The attendees indicated their interest during a lively question session. Lord Kilclooney said: “I have visited many countries, and witnessed the ASAN centre for myself in Baku. It is the most impressive system of its type that I have seen in any country.”

Baroness Mansoor commented: “The ASAN concept is an exciting vision that puts the citizen first.”

Christopher Pincher MP, Chairman, Azerbaijan All-Party Parliamentary Group said: “I visited an ASAN centre in Baku, and saw people of all ages and genders using the systems. There is no doubt that the concept is driving down petty corruption and increasing public confidence. The model is undeniably transferable to other countries, and I encourage application of the system elsewhere, not least due to the emphasis on transparency.”

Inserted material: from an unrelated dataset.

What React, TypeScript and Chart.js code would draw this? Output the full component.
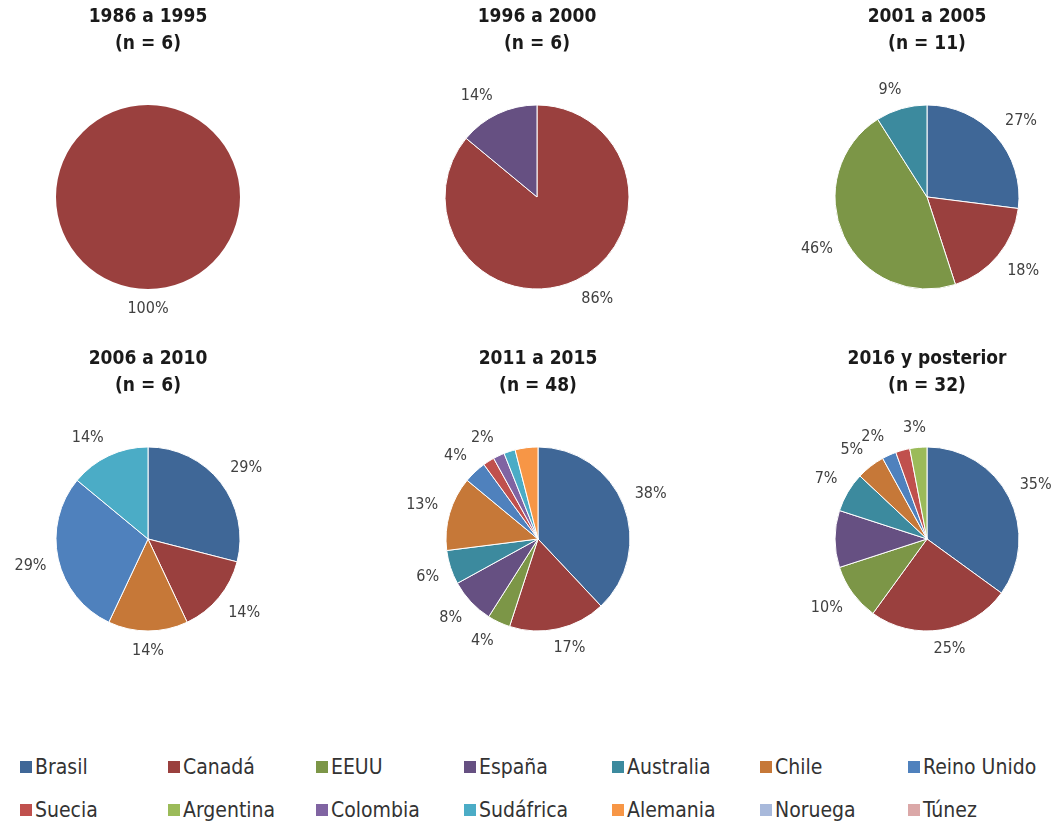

The delegation then went on to visit Westminster Council, where there was a mutual exchange of experiences regarding the provision of e-government services. Councillor Melvyn Caplan, Cabinet Member for Finance, Corporate and Customer Services, showed how his council is striving to reduce annual costs by £100 million by moving services away from call centres and desk services to online provision.

They also met Andy Sawford MP, Shadow Local Government Minister, who was previously Chief Executive at the Local Government Information Unit (LGiU). He suggested that meetings and workshops at cabinet level needed to take place so aspects of the Azerbaijani model could be applied to the UK scenario.